THE annual national Beauty of Books awards were presented to 25 books from 20 publishers yesterday.

The winners will take part in an annual international book design competition next year in Leipzig, Germany.

This year’s competition started accepting applications in June and received 541 entries from 101 publishers, covering fields including art, education and history. The results came after two rounds of voting.

The competition organizer, Shanghai Press and Publication Bureau, said its standards were in line with both those of the Leipzig award and Chinese culture.

“We organize this event to encourage matching of design and content, and help to raise the standard of domestic book design by building bridges for Chinese books to be seen by the world.”

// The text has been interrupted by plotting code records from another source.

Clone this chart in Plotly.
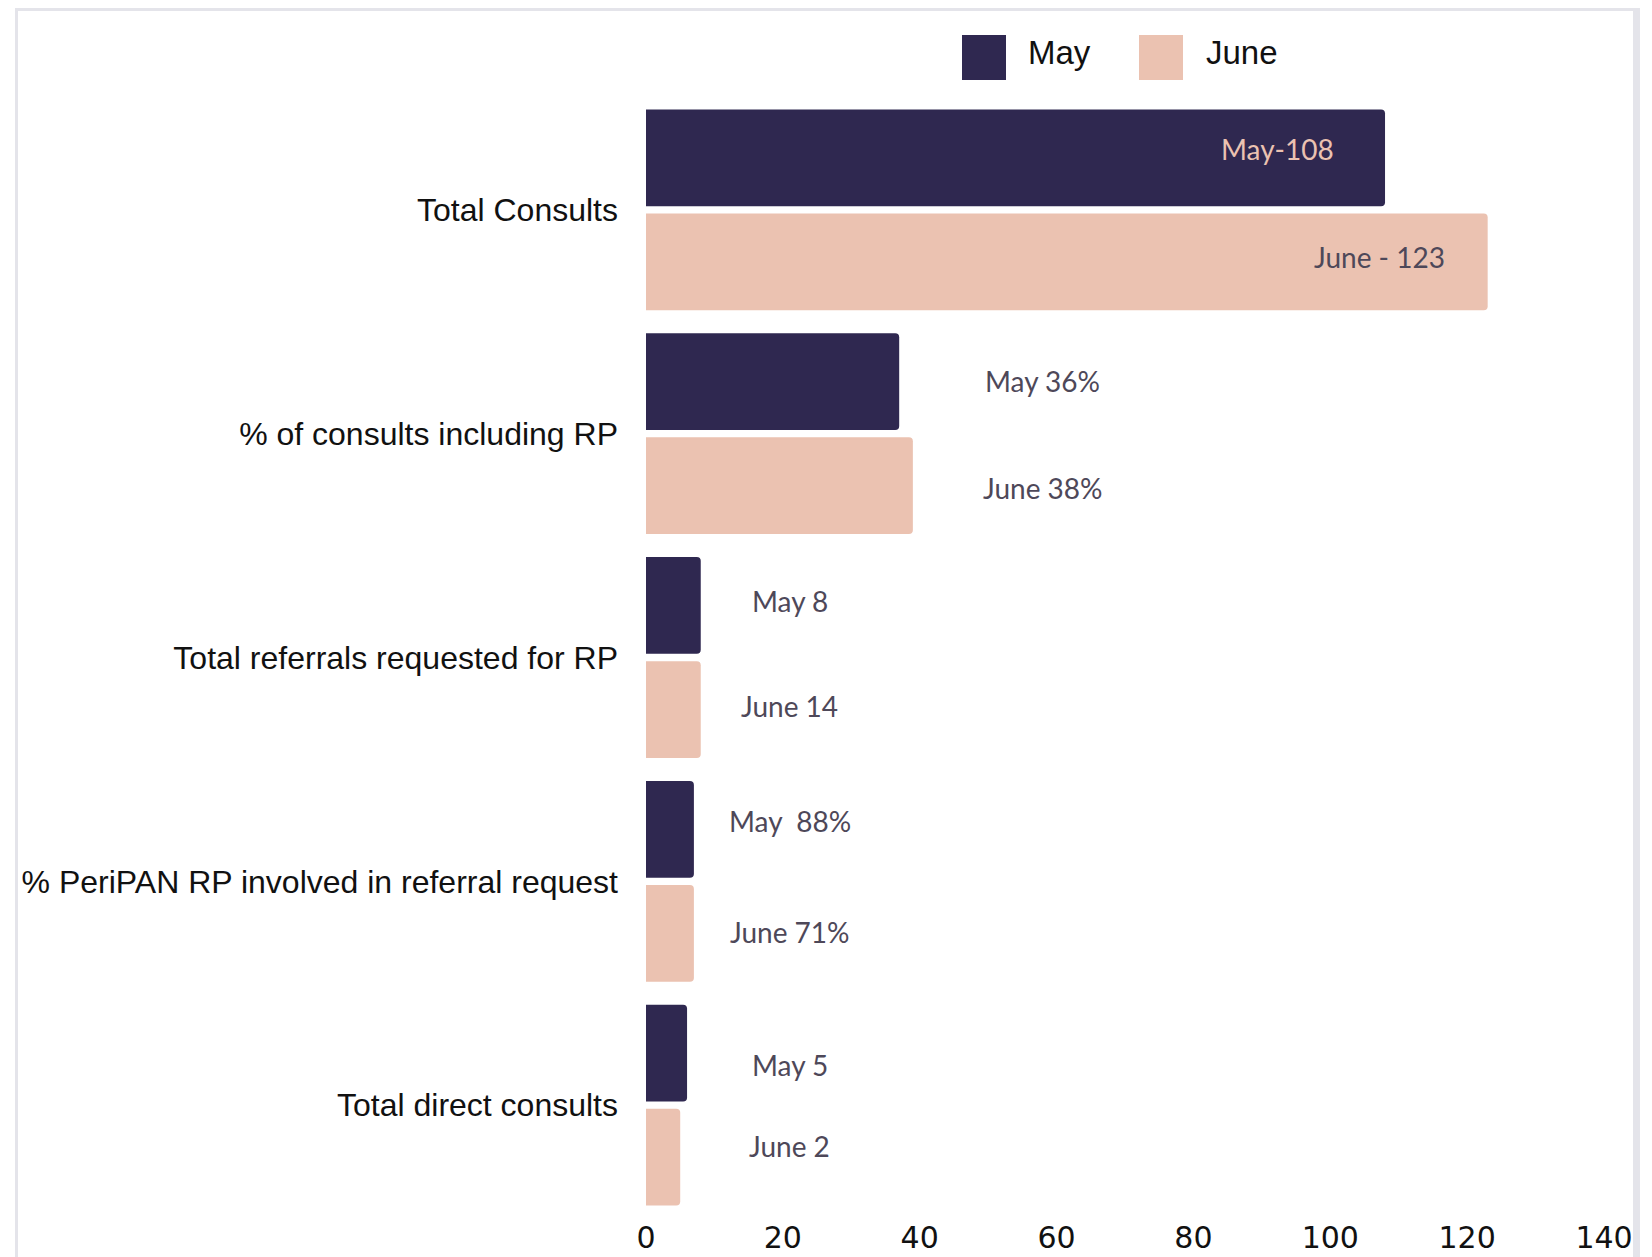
import plotly.graph_objects as go

# ---------------- data ----------------
categories = [
    "Total Consults",
    "% of consults including RP",
    "Total referrals requested for RP",
    "% PeriPAN RP involved in referral request",
    "Total direct consults",
]
series_names = ["May", "June"]
may_values = [108, 37, 8, 7, 6]
june_values = [123, 39, 8, 7, 5]
may_labels = ["May-108", "May 36%", "May 8", "May\u00a0 88%", "May 5"]
june_labels = ["June - 123", "June 38%", "June 14", "June 71%", "June 2"]
x_ticks = [0, 20, 40, 60, 80, 100, 120, 140]

# ---------------- styles / layout constants ----------------
OFF = 8  # page body margin
W, H = 1652 - OFF, 1257 - OFF
L, R, T, B = 646 - OFF, 1652 - 1604, 98 - OFF, 1257 - 1217
MAY_COLOR = "#2F2850"
JUNE_COLOR = "#EBC2B1"
AXIS_FONT = "Liberation Sans, Arial, sans-serif"
TICK_FONT = "DejaVu Sans, sans-serif"
LABEL_FONT = "Lato, Open Sans, sans-serif"
LABEL_COLOR = "#4E4859"

# label placement (pixel shifts / x positions for outside labels)
label_x = [None, 58, 21, 21, 21]
may_yshift = [61, 53, 57, 60, 40]
june_yshift = [-47, -54, -48, -51, -41]
inside_xshift = [-49, -41]


def px_x(px):
    # reference page pixel -> paper coordinate
    return (px - OFF - L) / (W - L - R)


def px_y(py):
    return (H - B - (py - OFF)) / (H - T - B)


fig = go.Figure()
fig.add_trace(go.Bar(y=categories, x=may_values, name=series_names[0], orientation="h",
                     marker=dict(color=MAY_COLOR, line=dict(width=0)), hoverinfo="x+y"))
fig.add_trace(go.Bar(y=categories, x=june_values, name=series_names[1], orientation="h",
                     marker=dict(color=JUNE_COLOR, line=dict(width=0)), hoverinfo="x+y"))

annotations = []
for i, cat in enumerate(categories):
    if label_x[i] is None:
        annotations.append(dict(x=may_values[i], y=cat, xref="x", yref="y", text=may_labels[i],
                                showarrow=False, xanchor="right", yanchor="middle",
                                xshift=inside_xshift[0], yshift=may_yshift[i],
                                font=dict(family=LABEL_FONT, size=28, color=JUNE_COLOR)))
        annotations.append(dict(x=june_values[i], y=cat, xref="x", yref="y", text=june_labels[i],
                                showarrow=False, xanchor="right", yanchor="middle",
                                xshift=inside_xshift[1], yshift=june_yshift[i],
                                font=dict(family=LABEL_FONT, size=28, color=LABEL_COLOR)))
    else:
        annotations.append(dict(x=label_x[i], y=cat, xref="x", yref="y", text=may_labels[i],
                                showarrow=False, xanchor="center", yanchor="middle",
                                yshift=may_yshift[i],
                                font=dict(family=LABEL_FONT, size=28, color=LABEL_COLOR)))
        annotations.append(dict(x=label_x[i], y=cat, xref="x", yref="y", text=june_labels[i],
                                showarrow=False, xanchor="center", yanchor="middle",
                                yshift=june_yshift[i],
                                font=dict(family=LABEL_FONT, size=28, color=LABEL_COLOR)))

# custom legend
legend_items = [(series_names[0], MAY_COLOR, 962, 1026), (series_names[1], JUNE_COLOR, 1139, 1204)]
shapes = []
for name, color, sx, tx in legend_items:
    shapes.append(dict(type="rect", xref="paper", yref="paper",
                       x0=px_x(sx), x1=px_x(sx + 44), y0=px_y(35), y1=px_y(80),
                       fillcolor=color, line=dict(width=0), layer="above"))
    annotations.append(dict(x=px_x(tx), y=px_y(53), xref="paper", yref="paper", text=name,
                            showarrow=False, xanchor="left", yanchor="middle",
                            font=dict(family=AXIS_FONT, size=33, color="#111111")))

# card frame
FRAME = "#E4E4EA"
shapes.append(dict(type="rect", xref="paper", yref="paper", x0=px_x(15), x1=px_x(1640),
                   y0=px_y(11), y1=px_y(6), fillcolor=FRAME, line=dict(width=0), layer="below"))
shapes.append(dict(type="rect", xref="paper", yref="paper", x0=px_x(15), x1=px_x(18),
                   y0=px_y(1257 + 5), y1=px_y(6), fillcolor=FRAME, line=dict(width=0), layer="below"))
shapes.append(dict(type="rect", xref="paper", yref="paper", x0=px_x(1633), x1=px_x(1640),
                   y0=px_y(1257 + 5), y1=px_y(6), fillcolor=FRAME, line=dict(width=0), layer="below"))

fig.update_layout(
    width=W, height=H,
    margin=dict(l=L, r=R, t=T, b=B, pad=0, autoexpand=False),
    paper_bgcolor="white", plot_bgcolor="white",
    barmode="group", bargap=0.07, bargroupgap=0.07, barcornerradius=4,
    showlegend=False,
    annotations=annotations, shapes=shapes,
    xaxis=dict(range=[0, 140], tickvals=x_ticks, ticktext=[str(v) for v in x_ticks],
               showgrid=False, zeroline=False, showline=False, ticks="", ticklabelstandoff=0,
               automargin=False,
               tickfont=dict(family=TICK_FONT, size=30, color="#111111")),
    yaxis=dict(autorange="reversed", showgrid=False, zeroline=False, showline=False,
               ticks="", ticklabelstandoff=27, automargin=False,
               tickfont=dict(family=AXIS_FONT, size=32, color="#111111")),
)

fig.write_html("out.html")
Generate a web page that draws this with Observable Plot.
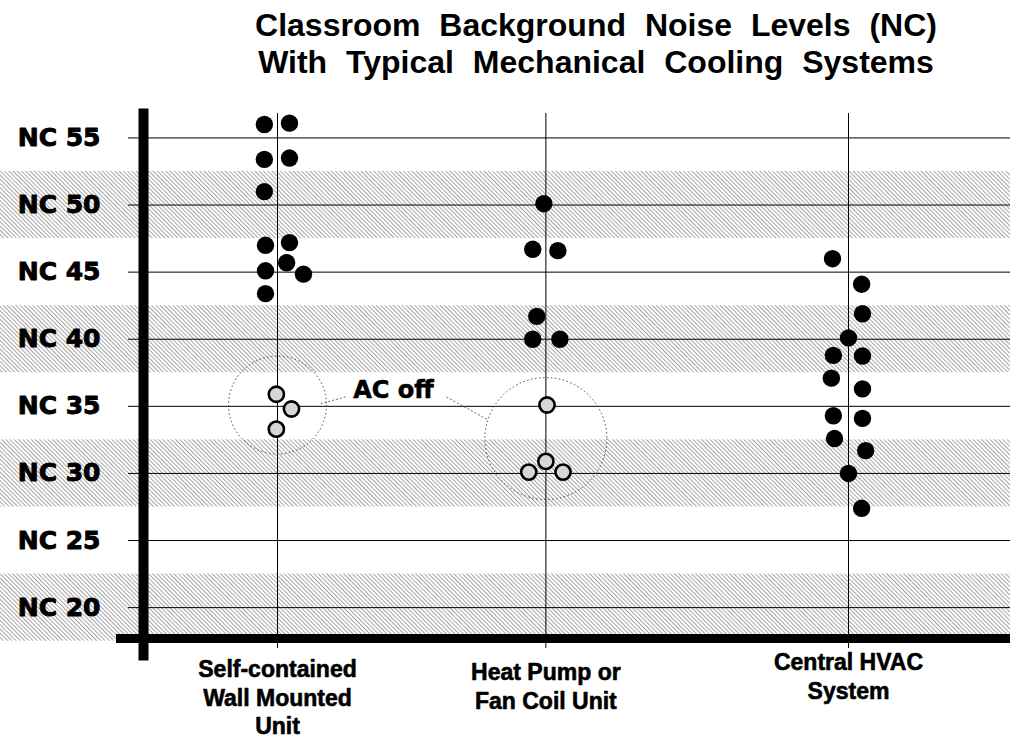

Among the 25 winners, “LOCUS” published by CABP shows the simple beauty of structures. Containing the work of Chinese, Japanese and South Korean architects, the book has an elegant layout with text — Chinese, English, Japanese and Korean — running lengthways, crosswise and in italics. Some fonts are very large and some quite small.

The Commercial Press brought Japanese artists to the competition.

Three books — “Yu-ichi Inoue,” “Shiko Munakata” and “Kazuo Yagi” — are biographies of masters of Japanese calligraphy, painting and ceramics. With a magnet in its slipcase, the whole set is black with the pictures inside all black and white. The page edges are variously cut in crude deckle, smooth or irregular.

This year, a book for the blind won an award for the first time. “Touching the Sun and Grass,” a two volume set published by Shandong Friendship Publishing House, has a hand on their covers, a reference to how blind people read.

The set allows blind readers to touch and experience the changing nature of Chinese characters alongside changes to the Braille alphabet.

To give general readers access to the world of the blind, the books use both text and Braille.

An unusual winner from Shanghai Literature and Art Publishing House was “Boogers Talking,” a funny book with a booger who works as a science teacher as the main protagonist. It has QR codes so readers can watch some short animations and pick up extra information about the scientific content.